• _JOB_: Word for word, give the material below again, minus any images.

━━━━

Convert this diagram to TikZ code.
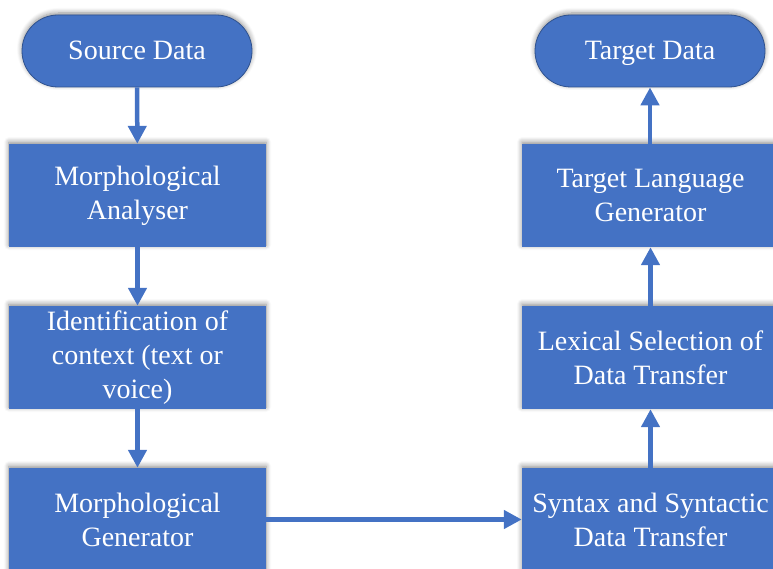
\documentclass[tikz,border=0pt]{standalone}
\usepackage{fontspec}
\setmainfont{Liberation Serif}
\usetikzlibrary{arrows.meta,shadows.blur}
\definecolor{boxblue}{RGB}{68,114,196}
\definecolor{edgeblue}{RGB}{47,82,143}
\tikzset{
  glow/.style={blur shadow={shadow xshift=0pt,shadow yshift=2pt,shadow blur radius=5pt,shadow blur steps=6,shadow opacity=45}},
  terminal/.style={draw=edgeblue,line width=0.8pt,fill=boxblue,rounded corners=36pt,
    minimum width=230pt,minimum height=72pt,text height=19pt,text depth=1pt,
    text=white,font=\fontsize{28}{34}\selectfont,glow},
  process/.style={fill=boxblue,minimum width=257pt,minimum height=103pt,inner sep=0pt,
    text=white,align=center,font=\fontsize{28}{34}\selectfont,glow},
  flow/.style={draw=boxblue,line width=4.5pt,-{Triangle[length=18pt,width=18pt]}}
}
\begin{document}
\begin{tikzpicture}[x=1pt,y=-1pt]
\useasboundingbox (0,0) rectangle (773,569);
% left column
\node[terminal] (src) at (137,51) {Source Data};
\node[process] (ana) at (137.5,195.5) {Morphological\\Analyser};
\node[process] (ctx) at (137.5,357.5) {Identification of\\context (text or\\voice)};
\node[process] (gen) at (137.5,519.5) {Morphological\\Generator};
% right column
\node[terminal] (tgt) at (650,51) {Target Data};
\node[process] (tlg) at (650.5,195.5) {Target Language\\Generator};
\node[process] (lex) at (650.5,357.5) {Lexical Selection of\\Data Transfer};
\node[process] (syn) at (650.5,519.5) {Syntax and Syntactic\\Data Transfer};
% connectors
\draw[flow] (src) -- (ana);
\draw[flow] (ana) -- (ctx);
\draw[flow] (ctx) -- (gen);
\draw[flow] (gen) -- (syn);
\draw[flow] (syn.north -| lex) -- (lex);
\draw[flow] (lex.north -| tlg) -- (tlg);
\draw[flow] (tlg.north -| tgt) -- (tgt);
\end{tikzpicture}
\end{document}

━━━━

• _SOLUTION TO THIS TASK_:
Convert this diagram to TikZ code.
\documentclass[tikz,border=0pt]{standalone}
\usepackage{fontspec}
\setmainfont{Liberation Serif}
\usetikzlibrary{arrows.meta,shadows.blur}
\definecolor{boxblue}{RGB}{68,114,196}
\definecolor{edgeblue}{RGB}{47,82,143}
\tikzset{
  glow/.style={blur shadow={shadow xshift=0pt,shadow yshift=2pt,shadow blur radius=5pt,shadow blur steps=6,shadow opacity=45}},
  terminal/.style={draw=edgeblue,line width=0.8pt,fill=boxblue,rounded corners=36pt,
    minimum width=230pt,minimum height=72pt,text height=19pt,text depth=1pt,
    text=white,font=\fontsize{28}{34}\selectfont,glow},
  process/.style={fill=boxblue,minimum width=257pt,minimum height=103pt,inner sep=0pt,
    text=white,align=center,font=\fontsize{28}{34}\selectfont,glow},
  flow/.style={draw=boxblue,line width=4.5pt,-{Triangle[length=18pt,width=18pt]}}
}
\begin{document}
\begin{tikzpicture}[x=1pt,y=-1pt]
\useasboundingbox (0,0) rectangle (773,569);
% left column
\node[terminal] (src) at (137,51) {Source Data};
\node[process] (ana) at (137.5,195.5) {Morphological\\Analyser};
\node[process] (ctx) at (137.5,357.5) {Identification of\\context (text or\\voice)};
\node[process] (gen) at (137.5,519.5) {Morphological\\Generator};
% right column
\node[terminal] (tgt) at (650,51) {Target Data};
\node[process] (tlg) at (650.5,195.5) {Target Language\\Generator};
\node[process] (lex) at (650.5,357.5) {Lexical Selection of\\Data Transfer};
\node[process] (syn) at (650.5,519.5) {Syntax and Syntactic\\Data Transfer};
% connectors
\draw[flow] (src) -- (ana);
\draw[flow] (ana) -- (ctx);
\draw[flow] (ctx) -- (gen);
\draw[flow] (gen) -- (syn);
\draw[flow] (syn.north -| lex) -- (lex);
\draw[flow] (lex.north -| tlg) -- (tlg);
\draw[flow] (tlg.north -| tgt) -- (tgt);
\end{tikzpicture}
\end{document}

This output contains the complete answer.